答礼にソロでプジョールの「ロマンサ」を弾くと、曲尾の長い余韻の向うから、押し返してくる波のような拍手。 再びDUO でレクオーナーの「マラゲーニャ」。熱気に支えられ私も村上さんも渾身の情熱で弾き終えると。。。
歓声の内に、ひとり、ふたり、と立ち上がり始め、見る間に総立ちのスタンディングオベーションの光景が目の前に!!。。。
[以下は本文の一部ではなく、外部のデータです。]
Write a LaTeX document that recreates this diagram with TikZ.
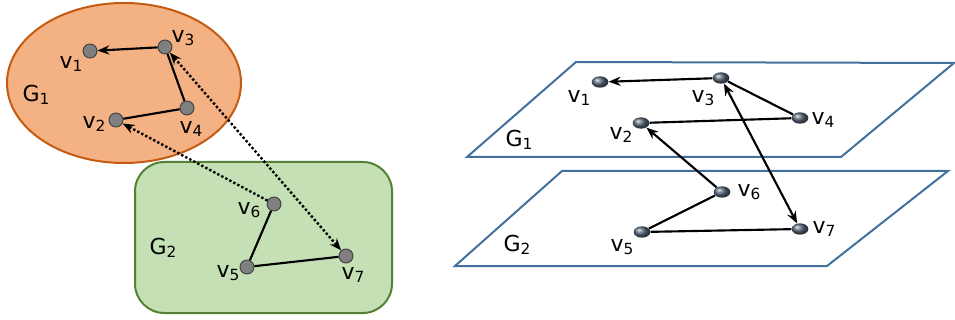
\documentclass[tikz,border=0pt]{standalone}
\usepackage{fontspec}
\setmainfont{DejaVu Sans}
\usetikzlibrary{arrows.meta,shapes.geometric}

\definecolor{orangefill}{HTML}{F4B183}
\definecolor{orangeline}{HTML}{C55A11}
\definecolor{greenfill}{HTML}{C5E0B4}
\definecolor{greenline}{HTML}{548235}
\definecolor{planeline}{HTML}{41719C}
\definecolor{nodegray}{HTML}{7F7F7F}
\definecolor{ballgray}{HTML}{56687A}

% vertex label with a lowered, smaller index
\newcommand{\vlab}[2]{#1\raisebox{-2.5pt}{\fontsize{11.5}{13}\selectfont #2}}

\begin{document}
\begin{tikzpicture}[x=0.75pt,y=-0.75pt,
  lbl/.style={inner sep=0pt,font=\fontsize{16.5}{19}\selectfont},
  lnode/.style={circle,draw=black!75,line width=0.7pt,fill=nodegray,minimum size=10.5pt,inner sep=0pt},
  rnode/.style={ellipse,ball color=ballgray,minimum width=12.5pt,minimum height=8.5pt,inner sep=0pt},
  tip/.style={},
  edge/.style={line width=1.6pt,black},
  arr/.style={edge,-{Stealth[length=9pt,width=7pt,inset=3pt]}},
  darr/.style={edge,{Stealth[length=9pt,width=7pt,inset=3pt]}-{Stealth[length=9pt,width=7pt,inset=3pt]}},
  dots/.style={line width=1.8pt,black,dash pattern=on 1.8pt off 1.6pt},
  plane/.style={draw=planeline,line width=1.5pt,line join=miter}
]
\useasboundingbox (0,0) rectangle (955,320);

% ---------- left: two groups ----------
\filldraw[fill=orangefill,draw=orangeline,line width=1.5pt] (124,83) ellipse [x radius=117,y radius=80];
\filldraw[fill=greenfill,draw=greenline,line width=1.5pt,rounded corners=22pt] (135,162) rectangle (392,313);

\node[lnode] (a1) at (90,51) {};
\node[lnode] (a3) at (165,47) {};
\node[lnode] (a4) at (187,108) {};
\node[lnode] (a2) at (116,120) {};
\node[lnode] (a6) at (274,204) {};
\node[lnode] (a5) at (247,267) {};
\node[lnode] (a7) at (346,256) {};

\draw[arr] (a3) -- (a1);
\draw[edge] (a3) -- (a4);
\draw[edge] (a4) -- (a2);
\draw[edge] (a6) -- (a5);
\draw[edge] (a5) -- (a7);
\draw[dots,-{Stealth[length=9pt,width=7pt,inset=3pt]}] (a6) -- (a2);
\draw[dots,{Stealth[length=9pt,width=7pt,inset=3pt]}-{Stealth[length=9pt,width=7pt,inset=3pt]}] (a3) -- (a7);

\node[lbl] (la1) at (71,64) {\vlab{v}{1}};
\node[lbl] (la3) at (183,38) {\vlab{v}{3}};
\node[lbl] (la2) at (94,124) {\vlab{v}{2}};
\node[lbl] (la4) at (191,129) {\vlab{v}{4}};
\node[lbl] (lg1) at (36,95) {\vlab{G}{1}};
\node[lbl] (la6) at (249,210) {\vlab{v}{6}};
\node[lbl] (la5) at (228,273) {\vlab{v}{5}};
\node[lbl] (la7) at (353,275) {\vlab{v}{7}};
\node[lbl] (lg2) at (163,248) {\vlab{G}{2}};

% ---------- right: two layers ----------
\draw[plane] (467,157) -- (576,62) -- (954,63) -- (841,157) -- cycle;
\draw[plane] (455,266) -- (562,171) -- (948,171) -- (827,266) -- cycle;

\node[rnode] (b1) at (600,82) {};
\node[rnode] (b3) at (721,78) {};
\node[rnode] (b4) at (800,118) {};
\node[rnode] (b2) at (641,123) {};
\node[rnode] (b6) at (722,192) {};
\node[rnode] (b5) at (642,232) {};
\node[rnode] (b7) at (800,229) {};

\draw[arr] (b3) -- (b1);
\draw[edge] (b3) -- (b4);
\draw[edge] (b4) -- (b2);
\draw[edge] (b6) -- (b5);
\draw[edge] (b5) -- (b7);
\draw[arr] (b6) -- (b2);
\draw[darr] (b3) -- (b7);

\node[lbl] (lb1) at (579,98) {\vlab{v}{1}};
\node[lbl] (lb3) at (703,98) {\vlab{v}{3}};
\node[lbl] (lb4) at (823,120) {\vlab{v}{4}};
\node[lbl] (lb2) at (621,135) {\vlab{v}{2}};
\node[lbl] (lh1) at (519,140) {\vlab{G}{1}};
\node[lbl] (lb6) at (749,192) {\vlab{v}{6}};
\node[lbl] (lb7) at (824,229) {\vlab{v}{7}};
\node[lbl] (lb5) at (622,247) {\vlab{v}{5}};
\node[lbl] (lh2) at (517,245) {\vlab{G}{2}};
\end{tikzpicture}
\end{document}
。
思わず胸が熱くなり、『今、見ている光景は本当だろうか? ギターの故国スペインで、ましてセゴビアの生誕地の聴衆が、日本人の自分が奏でた音楽に、ほとんど熱狂している!』、
『ああ、俺はこんな瞬間の為に今まで生きてきたのだな、、、』、
『こんな演奏家冥利に尽きる事はない』、、、と。
多分、そんな私はまだまだ小さいのでしょう。 けれども、今は、その瞬間の喜びを、できればギターを、音楽を愛している故国の人達に共感して頂ければ幸いです。 同時に初めての訪西にして、我が儘な私の要求に応え、ピアノで共演下さった村上江里佳さんの技量の高さと深い研究心も特筆せねばなりません。
♪スペインの新聞が我々の演奏写真を掲載
ビリチェス劇場にて
翌19日は村上さんはウベダ音楽院のホールで初のピアノ・ソロリサイタルを好評に終え、私はビリチェスの劇場で(前半は、ギター合奏団カンパニージャの選抜女性メンバーによる二重奏とトリオで美しい演奏)後半に私のソロコンサートを行い、「椿姫のファンタジア」で本プロを終え、「グラン・ホタ」をアンコールで弾き、2度目の奇跡ーースタンディングオベーションを頂きました。
実は、この日、指の調子が思わしく無かったのです。 それを忘れる様に務め、なんとも言えぬ温かで大らかなスペインの聴衆と今この瞬間を楽しみたい、音楽することに集中したい!とだけ念じるようにしたら、「いつのまにか弾かせて頂けた」、そうとしか言えない貴重な体験でした。
あんな喜びの感情のうちにグランホタを弾けた事は今まで無かったのでした。
♪ムセオ・セゴビア終演後、
祝福に駆けつけて下さったギタリストのフランシスコ・クエンカ氏 (右:現セゴビア音楽院院長クエンカ氏)
今回、様々な形で応援,声援,ご支援下さった皆様に改めて深く御礼申します。
尚、この演奏の旅には終始、グラナダ音楽院の優秀なギター留学生,渡辺 茜さんが同行し、通訳他様々なフォローをして下さり、大いに力になったことを付記します。